Since the pre-recording era of music, Latin music was male-dominated, and there are relatively few examples of female songwriters, music producers, record executives, and promoters. Women lacked access to musical training; music programs were nonexistent, and cultural norms discouraged female participation. Latin music had a primarily male presence; men discriminated against women, limiting them to singing or dancing and discouraging them from becoming instrumentalists, writers, composers, arrangers, and executives. Women artists in the sub-genres of Latin music, such as Selena, Jenni Rivera, Jennifer Lopez, Ivy Queen, Julieta Venegas, and Ely Guerra have been credited with enhancing the genres' female presence; they have broken through barriers, reshaping Latin music and public perceptions of female sexuality, gender, and femininity. [1] Chilean folklorist Violeta Parra recorded songs about failed heterosexual relationships, emphasizing men's incapability to commit to a woman. Women in salsa music are significantly underrepresented in the industry as very few women, with the exception of Celia Cruz, have been associated with the emergence of the genre; for example, in the British documentary Salsa: Latin Pop Music in the Cites (1985), Cruz is one of the only female singers who is mentioned.

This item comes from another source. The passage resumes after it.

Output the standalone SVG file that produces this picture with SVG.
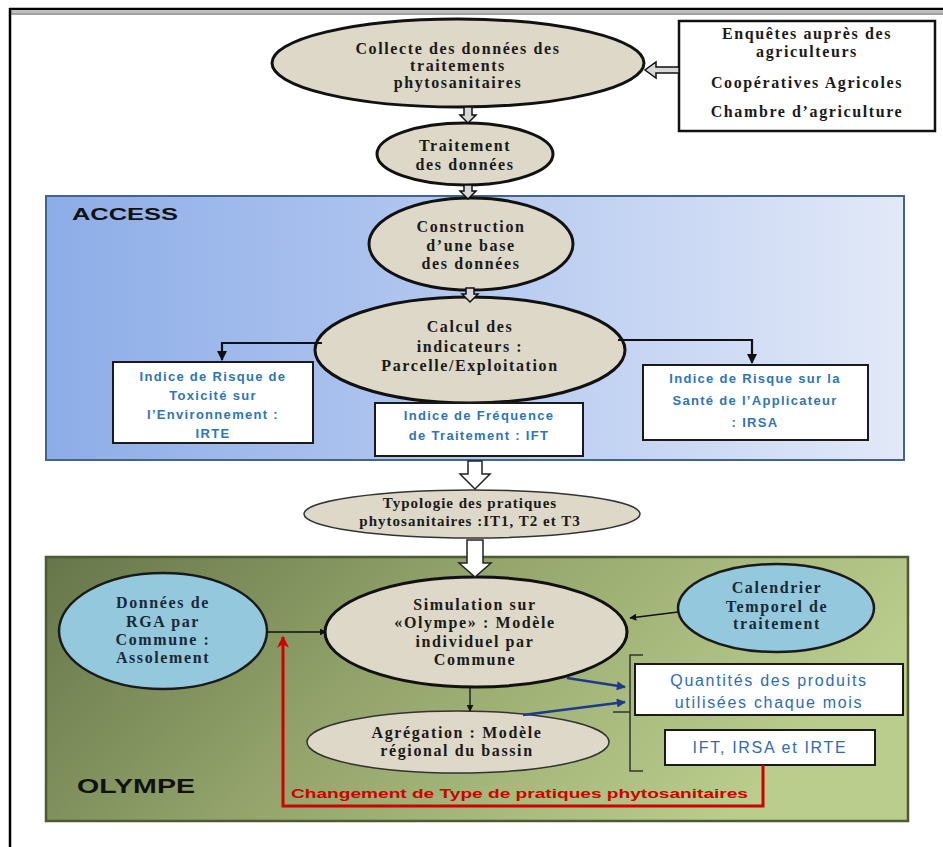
<svg xmlns="http://www.w3.org/2000/svg" width="943" height="847" viewBox="0 0 943 847">
<defs>
<linearGradient id="gAccess" x1="0" y1="0" x2="1" y2="0">
<stop offset="0" stop-color="#8dade8"/><stop offset="0.5" stop-color="#b5c9f0"/><stop offset="1" stop-color="#e2e9f8"/>
</linearGradient>
<linearGradient id="gOlympe" x1="0" y1="0" x2="1" y2="0.3">
<stop offset="0" stop-color="#66764a"/><stop offset="0.45" stop-color="#92a26a"/><stop offset="1" stop-color="#bacd8c"/>
</linearGradient>
<marker id="mBlack" viewBox="0 0 10 10" refX="9" refY="5" markerWidth="7" markerHeight="7" markerUnits="userSpaceOnUse" orient="auto"><path d="M0,0 L10,5 L0,10 Z" fill="#111"/></marker>
<marker id="mBig" viewBox="0 0 10 10" refX="9" refY="5" markerWidth="10" markerHeight="10" markerUnits="userSpaceOnUse" orient="auto"><path d="M0,0 L10,5 L0,10 Z" fill="#111"/></marker>
<marker id="mBlue" viewBox="0 0 10 10" refX="9" refY="5" markerWidth="10" markerHeight="9" markerUnits="userSpaceOnUse" orient="auto"><path d="M0,0 L10,5 L0,10 Z" fill="#1f3a8a"/></marker>
<marker id="mRed" viewBox="0 0 10 10" refX="9" refY="5" markerWidth="12" markerHeight="12" markerUnits="userSpaceOnUse" orient="auto"><path d="M0,0 L10,5 L0,10 L3,5 Z" fill="#d00000"/></marker>
</defs>
<style>
.beige{fill:#ddd8c8;stroke:#111;stroke-width:3}
.beigeThin{fill:#ddd8c8;stroke:#333;stroke-width:1.5}
.sky{fill:#94c9dd;stroke:#1a1a1a;stroke-width:2.5}
.wbox{fill:#fff;stroke:#1a1a1a;stroke-width:2}
.t{font-family:"Liberation Serif","Times New Roman",serif;font-weight:bold;font-size:16px;letter-spacing:1.6px;fill:#1a1a1a;text-anchor:middle}
.tn{fill:#1b2838}
.ts{font-size:15px;letter-spacing:1px}
.b{font-family:"Liberation Sans",Arial,sans-serif;font-weight:bold;font-size:13px;letter-spacing:1.3px;fill:#2e75b6;text-anchor:middle}
.bl{font-family:"Liberation Sans",Arial,sans-serif;font-size:16px;letter-spacing:1.7px;fill:#2e6db0;text-anchor:middle}
.lab{font-family:"Liberation Sans",Arial,sans-serif;font-weight:bold;fill:#111}
.red{font-family:"Liberation Sans",Arial,sans-serif;font-weight:bold;font-size:13px;fill:#d00000}
.blk{fill:#d8d8d8;stroke:#111;stroke-width:1.5}
.blkW{fill:#fff;stroke:#222;stroke-width:1.5}
.ln{fill:none;stroke:#111;stroke-width:2.2}
.thin{fill:none;stroke:#111;stroke-width:1.3}
.blue{fill:none;stroke:#1f3a8a;stroke-width:2.6}
.redl{fill:none;stroke:#d00000;stroke-width:3}
</style>

<g id="frame">
<line x1="9" y1="9" x2="943" y2="9" stroke="#000" stroke-width="2.5"/>
<line x1="11" y1="12" x2="943" y2="12" stroke="#aaa" stroke-width="1.5"/>
<line x1="11" y1="14" x2="943" y2="14" stroke="#444" stroke-width="1.2"/>
<line x1="10" y1="8" x2="10" y2="847" stroke="#000" stroke-width="2.5"/>
</g>

<g id="panel-access">
<rect x="46" y="196" width="858" height="264" fill="url(#gAccess)" stroke="#44648c" stroke-width="2"/>
<text class="lab" x="72" y="220" font-size="17" textLength="106" lengthAdjust="spacingAndGlyphs" fill="#16233c">ACCESS</text>
</g>

<g id="panel-olympe">
<rect x="46" y="557" width="862" height="264" fill="url(#gOlympe)" stroke="#4d5a33" stroke-width="2.5"/>
<text class="lab" x="77" y="793" font-size="21" textLength="118" lengthAdjust="spacingAndGlyphs">OLYMPE</text>
</g>

<g id="n-collecte">
<ellipse class="beige" cx="458" cy="63" rx="186" ry="44"/>
<text class="t" x="458" y="54">Collecte des données des</text>
<text class="t" x="458" y="71">traitements</text>
<text class="t" x="458" y="88">phytosanitaires</text>
</g>

<g id="n-sources">
<rect x="679" y="21" width="256" height="110" fill="#fff" stroke="#111" stroke-width="2.5"/>
<text class="t" x="807" y="39">Enquêtes auprès des</text>
<text class="t" x="807" y="57">agriculteurs</text>
<text class="t" x="807" y="88">Coopératives Agricoles</text>
<text class="t" x="807" y="117">Chambre d’agriculture</text>
</g>

<g id="n-traitement">
<ellipse class="beige" cx="465" cy="154" rx="88" ry="31"/>
<text class="t" x="465" y="151">Traitement</text>
<text class="t" x="465" y="170">des données</text>
</g>

<g id="n-construction">
<ellipse class="beige" cx="471" cy="244" rx="102" ry="46"/>
<text class="t" x="471" y="232">Construction</text>
<text class="t" x="471" y="251">d’une base</text>
<text class="t" x="471" y="269">des données</text>
</g>

<g id="n-calcul">
<ellipse class="beige" cx="470" cy="350" rx="155" ry="53"/>
<text class="t" x="470" y="332">Calcul des</text>
<text class="t" x="470" y="352">indicateurs :</text>
<text class="t" x="470" y="371">Parcelle/Exploitation</text>
</g>

<g id="n-irte">
<rect class="wbox" x="113" y="362" width="200" height="81"/>
<text class="b" x="213" y="381">Indice de  Risque de</text>
<text class="b" x="213" y="400">Toxicité sur</text>
<text class="b" x="213" y="419">l’Environnement :</text>
<text class="b" x="213" y="438">IRTE</text>
</g>

<g id="n-ift">
<rect class="wbox" x="375" y="403" width="208" height="53"/>
<text class="b" x="479" y="420">Indice de Fréquence</text>
<text class="b" x="479" y="440">de Traitement : IFT</text>
</g>

<g id="n-irsa">
<rect class="wbox" x="643" y="365" width="225" height="75"/>
<text class="b" x="755" y="383">Indice de  Risque sur la</text>
<text class="b" x="755" y="405">Santé de l’Applicateur</text>
<text class="b" x="755" y="427">: IRSA</text>
</g>

<g id="n-typologie">
<ellipse class="beigeThin" cx="472" cy="514" rx="168" ry="24"/>
<text class="t ts" x="470" y="508">Typologie des pratiques</text>
<text class="t ts" x="470" y="526">phytosanitaires :IT1, T2 et T3</text>
</g>

<g id="n-rga">
<ellipse class="sky" cx="163" cy="631" rx="104" ry="58"/>
<text class="t tn" x="163" y="608">Données de</text>
<text class="t tn" x="163" y="627">RGA par</text>
<text class="t tn" x="163" y="645">Commune :</text>
<text class="t tn" x="163" y="663">Assolement</text>
</g>

<g id="n-simulation">
<ellipse class="beige" cx="476" cy="632" rx="151" ry="55"/>
<text class="t" x="475" y="610">Simulation sur</text>
<text class="t" x="475" y="628">«Olympe» : Modèle</text>
<text class="t" x="475" y="647">individuel par</text>
<text class="t" x="475" y="665">Commune</text>
</g>

<g id="n-calendrier">
<ellipse class="sky" cx="776" cy="608" rx="98" ry="44"/>
<text class="t tn" x="777" y="593">Calendrier</text>
<text class="t tn" x="777" y="612">Temporel de</text>
<text class="t tn" x="777" y="629">traitement</text>
</g>

<g id="n-agregation">
<ellipse class="beigeThin" cx="458" cy="742" rx="151" ry="31"/>
<text class="t" x="457" y="738">Agrégation : Modèle</text>
<text class="t" x="457" y="756">régional du bassin</text>
</g>

<g id="n-quantites">
<rect class="wbox" x="635" y="664" width="268" height="51"/>
<text class="bl" x="769" y="686">Quantités des produits</text>
<text class="bl" x="769" y="708">utilisées chaque mois</text>
</g>

<g id="n-indices">
<rect class="wbox" x="665" y="730" width="210" height="35"/>
<text class="bl" x="770" y="753">IFT, IRSA et IRTE</text>
</g>

<g id="connectors">
<path class="blk" d="M679,67 L656,67 L656,62 L645,70 L656,78 L656,73 L679,73 Z"/>
<path class="blk" d="M464,107 L472,107 L472,115 L476,115 L468,123 L460,115 L464,115 Z"/>
<path class="blk" d="M464,185 L472,185 L472,191 L476,191 L468,199 L460,191 L464,191 Z"/>
<path class="blk" d="M466,288 L474,288 L474,294 L478,294 L470,302 L462,294 L466,294 Z"/>
<path class="ln" d="M322,343 H222 V360" marker-end="url(#mBig)"/>
<path class="ln" d="M618,340 H752 V363" marker-end="url(#mBig)"/>
<path class="blkW" d="M468,461 L482,461 L482,474 L490,474 L475,489 L460,474 L468,474 Z"/>
<path class="blkW" d="M467,540 L483,540 L483,563 L491,563 L475,577 L459,563 L467,563 Z"/>
<path class="thin" d="M267,632 H326" marker-end="url(#mBlack)"/>
<path class="thin" d="M678,612 L630,618" marker-end="url(#mBlack)"/>
<path class="thin" d="M470,688 V711" marker-end="url(#mBlack)"/>
<path class="blue" d="M567,678 L625,687" marker-end="url(#mBlue)"/>
<path class="blue" d="M523,715 L625,702" marker-end="url(#mBlue)"/>
<path fill="none" stroke="#333" stroke-width="1.5" d="M643,655 H630 V771 H643 M630,712 H613"/>
<path class="redl" d="M763,765 V806 H283 V637" marker-end="url(#mRed)"/>
<text class="red" x="291" y="798" textLength="457" lengthAdjust="spacingAndGlyphs">Changement  de Type de pratiques  phytosanitaires</text>
</g>
</svg>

Women Latin singers have a significant demographic imbalance on Billboard music charts compared with their male counterparts. As radio formats explore genres popularized and led by men, such as reggaeton and regional Mexican, women on the Billboard Latin music charts are periodically absent. The last female singer with a number-one single was Sofia Reyes, whose collaborative "Solo Yo" ended a five-year drought on the Latin Pop Songs chart in 2016. A year earlier, on the 50-position Hot Latin Songs chart, 22 weeks passed without a song by a woman. Reyes has expressed concern about the disparity between male and female performances at Latin music award shows, noting that 90 percent of the performers are male. Other female singers, such as Chiquis Rivera, have attributed the decline in the visibility of women in Latin music to sexist radio programmers. Latin music executive Alexandra Lioutikoff believes that the decline is due to a lack of female collaboration. Latin music remains male-dominated, and the music industry has "prejudiced practice" limiting female recording artists. On March 5, 2023, Karol G became the first woman to debut and peak atop the Billboard 200 albums chart with an all-Spanish album Mañana Será Bonito.[2]

  1. ^ Fiol-Matta 2017.
  2. ^ Caulfield, Keith (5 March 2023). "Karol G Achieves Historic First No. 1 Album on Billboard 200 Chart With 'Mañana Será Bonito'". Billboard. Retrieved 5 March 2023.